I have throw rugs in the washer, inked tiles drying, bed sort of made, nothing in particular I care about doing. That is not to say there aren’t things that should be done – just that I don’t care about doing them. Right now. Maybe later.
So I’ve decided to sit down at the keyboard, let my fingers do what they want with whatever my consciousness, or semi-consciousness, comes up with. It’s anybody’s guess.
On the news last night they were talking about how many people would really like to get away from the gift giving at Christmas, and focus more on time together with loved ones. My Kat and Gep and I decided a couple of years ago not to exchange gifts. But Kat and I were not so good at that, so we still gave what we called “token” gifts. This year, we have agreed that the only gifts we will give to each other will be in the form of each of us planning a meal, buying what’s necessary for that meal, and preparing the meal during their time at home for the holidays. Sounds good to me. Besides my grown children, there are only one or two people that I occasionally give a gift, but I have decided that it’s much more fun, and with much less pressure, to simply give a gift if something seems made just for that person, just because I want to, anytime of year. I’m curious how you all feel about that.

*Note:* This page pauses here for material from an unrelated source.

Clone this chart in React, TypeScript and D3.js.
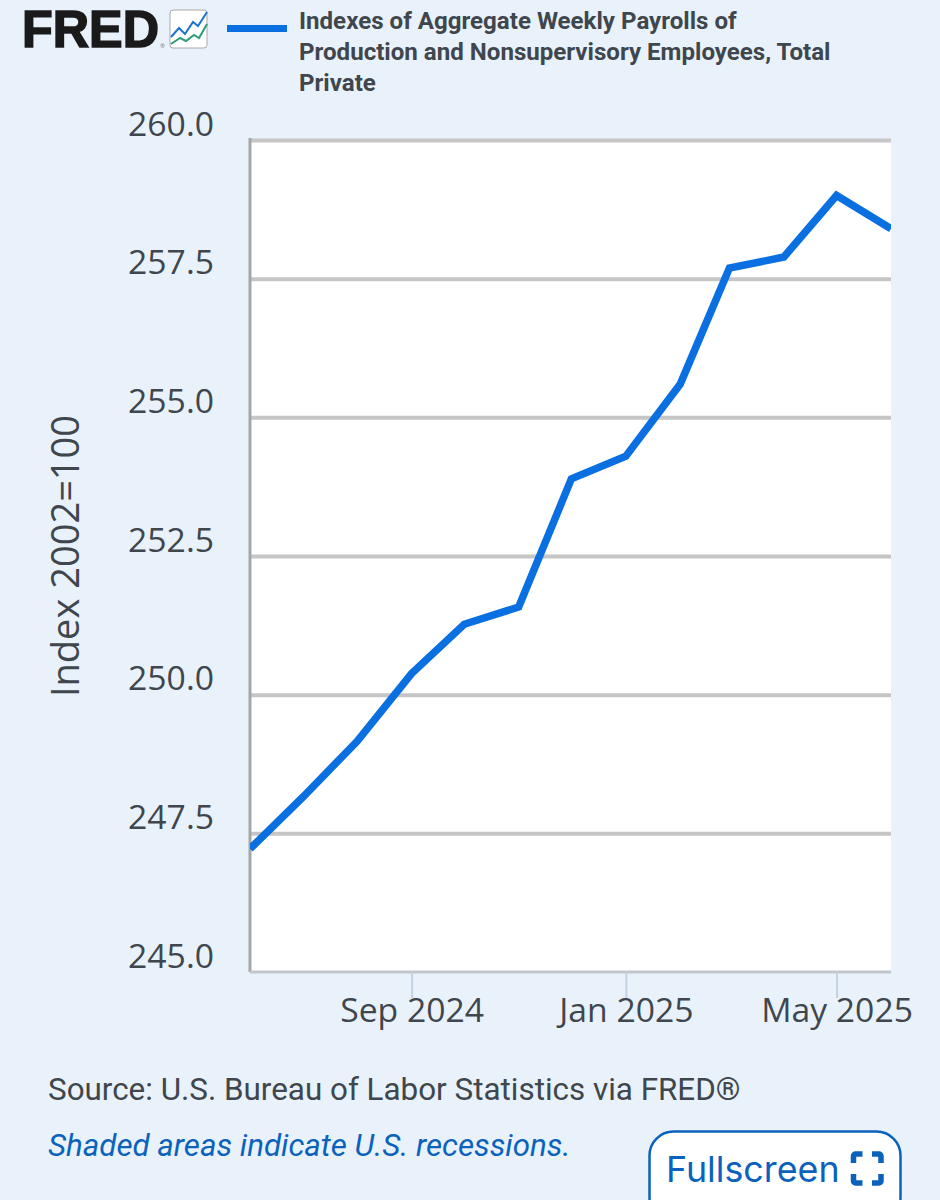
import React, { useRef, useEffect } from 'react';
import * as d3 from 'd3';

const months = [
  '2024-06-01', '2024-07-01', '2024-08-01', '2024-09-01', '2024-10-01', '2024-11-01', '2024-12-01',
  '2025-01-01', '2025-02-01', '2025-03-01', '2025-04-01', '2025-05-01', '2025-06-01',
];
const payrolls = [247.22, 248.15, 249.16, 250.38, 251.27, 251.58, 253.89, 254.3, 255.6, 257.69, 257.89, 259.0, 258.4];
const yTicks = [245, 247.5, 250, 252.5, 255, 257.5, 260];
const xTicks = ['2024-09-01', '2025-01-01', '2025-05-01'];
const legendLines = [
  'Indexes of Aggregate Weekly Payrolls of',
  'Production and Nonsupervisory Employees, Total',
  'Private',
];
// decorative logo icon lines
const iconBlue = [[1, 27], [9, 18], [15, 24], [23, 12], [28, 16], [37, 2]];
const iconGreen = [[1, 34], [10, 28], [16, 31], [24, 25], [29, 28], [37, 14]];

const parse = d3.utcParse('%Y-%m-%d');
const sans = '"Open Sans", sans-serif';
const roboto = 'Roboto, sans-serif';

const App: React.FC = () => {
  const svgRef = useRef<SVGSVGElement>(null);

  useEffect(() => {
    if (!svgRef.current) return;
    const svg = d3.select(svgRef.current);
    svg.selectAll('*').remove();

    const width = 940;
    const height = 1200;
    const margin = { top: 140, right: 49, bottom: 228, left: 250 };
    const innerWidth = width - margin.left - margin.right;
    const innerHeight = height - margin.top - margin.bottom;

    svg.append('rect').attr('width', width).attr('height', height).attr('fill', '#e9f2fa');

    const xScale = d3
      .scaleUtc()
      .domain([parse(months[0])!, parse(months[months.length - 1])!])
      .range([0, innerWidth]);
    const yScale = d3.scaleLinear().domain([245, 260]).range([innerHeight, 0]);

    // Logo
    svg
      .append('text')
      .attr('x', 22)
      .attr('y', 47)
      .attr('font-family', '"Liberation Sans", sans-serif')
      .attr('font-weight', 700)
      .attr('font-size', 51)
      .attr('textLength', 137)
      .attr('lengthAdjust', 'spacingAndGlyphs')
      .attr('fill', '#1a1a1a')
      .attr('stroke', '#1a1a1a')
      .attr('stroke-width', 1.6)
      .text('FRED');
    svg
      .append('text')
      .attr('x', 160)
      .attr('y', 48)
      .attr('font-family', sans)
      .attr('font-size', 6)
      .attr('fill', '#777777')
      .text('®');

    const icon = svg.append('g').attr('transform', 'translate(170,10)');
    icon
      .append('rect')
      .attr('width', 37)
      .attr('height', 38)
      .attr('rx', 3)
      .attr('fill', '#ffffff')
      .attr('stroke', '#aaaaaa')
      .attr('stroke-width', 1);
    const iconLine = d3.line();
    icon
      .append('path')
      .attr('d', iconLine(iconGreen as [number, number][]))
      .attr('fill', 'none')
      .attr('stroke', '#2e9e78')
      .attr('stroke-width', 2);
    icon
      .append('path')
      .attr('d', iconLine(iconBlue as [number, number][]))
      .attr('fill', 'none')
      .attr('stroke', '#1a73d0')
      .attr('stroke-width', 2);

    // Legend
    svg
      .append('rect')
      .attr('x', 227)
      .attr('y', 25)
      .attr('width', 60)
      .attr('height', 7)
      .attr('fill', '#0a6fe0');
    svg
      .append('g')
      .selectAll('text')
      .data(legendLines)
      .enter()
      .append('text')
      .attr('x', 299)
      .attr('y', (_, i) => 29 + i * 31)
      .attr('font-family', roboto)
      .attr('font-weight', 700)
      .attr('font-size', 24.1)
      .attr('fill', '#40464d')
      .text((d) => d);

    const plot = svg.append('g').attr('transform', `translate(${margin.left},${margin.top})`);

    plot.append('rect').attr('width', innerWidth).attr('height', innerHeight).attr('fill', '#ffffff');

    // Y grid
    const yAxis = plot
      .append('g')
      .call(
        d3
          .axisLeft(yScale)
          .tickValues(yTicks)
          .tickSize(-innerWidth)
          .tickPadding(36)
          .tickFormat((d) => d3.format('.1f')(d as number))
      )
      .call((g) => g.select('.domain').remove());
    yAxis
      .selectAll('line')
      .attr('stroke', '#c6c6c6')
      .attr('stroke-width', 4)
      .attr('stroke-opacity', (d) => (d === 245 ? 0 : 1));
    yAxis
      .selectAll('text')
      .attr('font-family', sans)
      .attr('font-size', 33.7)
      .attr('fill', '#40464d')
      .attr('dy', '-0.14em');

    // Left and bottom border
    plot
      .append('line')
      .attr('x1', 0)
      .attr('x2', 0)
      .attr('y1', -2)
      .attr('y2', innerHeight)
      .attr('stroke', '#a6a6a6')
      .attr('stroke-width', 3);
    plot
      .append('line')
      .attr('x1', 0)
      .attr('x2', innerWidth)
      .attr('y1', innerHeight)
      .attr('y2', innerHeight)
      .attr('stroke', '#c2c6cc')
      .attr('stroke-width', 3);

    // X axis
    const xAxis = plot
      .append('g')
      .attr('transform', `translate(0,${innerHeight})`)
      .call(
        d3
          .axisBottom(xScale)
          .tickValues(xTicks.map((d) => parse(d)!))
          .tickSize(26)
          .tickPadding(0)
          .tickFormat((d) => d3.utcFormat('%b %Y')(d as Date))
      )
      .call((g) => g.select('.domain').remove());
    xAxis.selectAll('line').attr('stroke', '#c5d0e0').attr('stroke-width', 2);
    xAxis
      .selectAll('text')
      .attr('font-family', sans)
      .attr('font-size', 33.7)
      .attr('fill', '#40464d');

    // Y label
    svg
      .append('text')
      .attr('transform', 'rotate(-90)')
      .attr('x', -556)
      .attr('y', 79)
      .attr('text-anchor', 'middle')
      .attr('font-family', sans)
      .attr('font-size', 38)
      .attr('fill', '#40464d')
      .text('Index 2002=100');

    // Series
    const line = d3
      .line<number>()
      .x((_, i) => xScale(parse(months[i])!))
      .y((d) => yScale(d));
    const clipId = 'plot-clip';
    svg
      .append('clipPath')
      .attr('id', clipId)
      .append('rect')
      .attr('width', innerWidth)
      .attr('height', innerHeight);
    plot
      .append('path')
      .datum(payrolls)
      .attr('clip-path', `url(#${clipId})`)
      .attr('fill', 'none')
      .attr('stroke', '#0a6fe0')
      .attr('stroke-width', 7.5)
      .attr('stroke-linejoin', 'miter')
      .attr('d', line);

    // Footer
    svg
      .append('text')
      .attr('x', 48)
      .attr('y', 1100)
      .attr('font-family', roboto)
      .attr('font-size', 31.4)
      .attr('fill', '#40464d')
      .text('Source: U.S. Bureau of Labor Statistics via FRED®');
    svg
      .append('text')
      .attr('x', 48)
      .attr('y', 1156)
      .attr('font-family', roboto)
      .attr('font-style', 'italic')
      .attr('font-size', 31.3)
      .attr('fill', '#0b62bd')
      .text('Shaded areas indicate U.S. recessions.');

    // Fullscreen button
    svg
      .append('rect')
      .attr('x', 649.5)
      .attr('y', 1131.5)
      .attr('width', 251)
      .attr('height', 90)
      .attr('rx', 24)
      .attr('fill', '#ffffff')
      .attr('stroke', '#0b62bd')
      .attr('stroke-width', 2.5);
    svg
      .append('text')
      .attr('x', 666)
      .attr('y', 1182)
      .attr('font-family', 'Inter, sans-serif')
      .attr('font-size', 35.8)
      .attr('fill', '#0b62bd')
      .text('Fullscreen');
    const corners = [
      'M853.5,1163 v-7 a2,2 0 0 1 2,-2 h7',
      'M872,1154 h7 a2,2 0 0 1 2,2 v7',
      'M881,1174 v7 a2,2 0 0 1 -2,2 h-7',
      'M862.5,1183 h-7 a2,2 0 0 1 -2,-2 v-7',
    ];
    svg
      .append('g')
      .selectAll('path')
      .data(corners)
      .enter()
      .append('path')
      .attr('d', (d) => d)
      .attr('fill', 'none')
      .attr('stroke', '#0b62bd')
      .attr('stroke-width', 5.5);
  }, []);

  return (
    <svg
      ref={svgRef}
      width={940}
      height={1200}
      style={{ position: 'absolute', left: 0, top: 0, display: 'block' }}
    ></svg>
  );
};

export default App;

I read an article a few days ago written by Tara Isabella Burton entitled “Spiritual but not Religious”. I found it very interesting, and I suspect that might be where I fit. I believe in a higher power, and I believe it doesn’t really matter what that higher power is called – whether it be God, Yahweh, Allah, Genesis, or any other name. Isn’t it really all the same? There is a deity of some kind, a deity with power, grace, love, a larger-than-life parent. Our beliefs stem from our culture, our upbringing, our experiences, where we are in life. It’s having a faith that matters, for me.
I have been playing with inks again – at some point before long I am going to have to decide what on earth I’m going to do with all of these tiles. They’re stacking up. I’ve changed my method of finishing them, switching to a heat tolerant varnish so they could be used for display or as a trivet. I tried clear gloss engine enamel, which is very heat resistant, and was successful with it a couple of times. It appears, however, that the time between coats is critical, sooner rather than later being best, because I started getting a crackle-type finish on my later ones. They still work as a trivet, just have a different finish. Tiles are my favorite surface, although I do some on Yupo or photo paper for greeting cards. Someday I might even market some, except when I make an active effort to sell what I’ve done it starts to feel like a job and I lose my feeling of creativity. Time will tell, as it will with so many things.
Shasta and I have been going for afternoon walks. It amazes me how quickly a dog develops a sense of routine and now around 2:30 or 3:00 in the afternoon, she comes to me, bouncing up and down, barking with her excited, shrill, hurts-the-ears bark, letting me know it’s time. “It’s time, mom! Get up, come on, we have to go!” Our walks are in the neighborhood and are short, but yesterday we did lengthen it. We both need the exercise, my mirror tells me, and Shasta spends less time wandering the yard since Bailey was less inclined to go walking, and now without Bailey. We are adjusting, and it’s going just fine.
I think now I’ll go look for my sense of humor, since it seems to be off somewhere quiet, probably slumbering. The sun is shining and inside I do not feel the cold, so chuckles should be coming from my brain, one would think. Wouldn’t one?
I’ll leave you with a tile I did this morning – one of a series I’m calling “Skies”, simply because I’m practicing doing skies with personality. Reality not required. What the scan of the tile does not show is the silver streaks in the sky, because, you know, reality not required.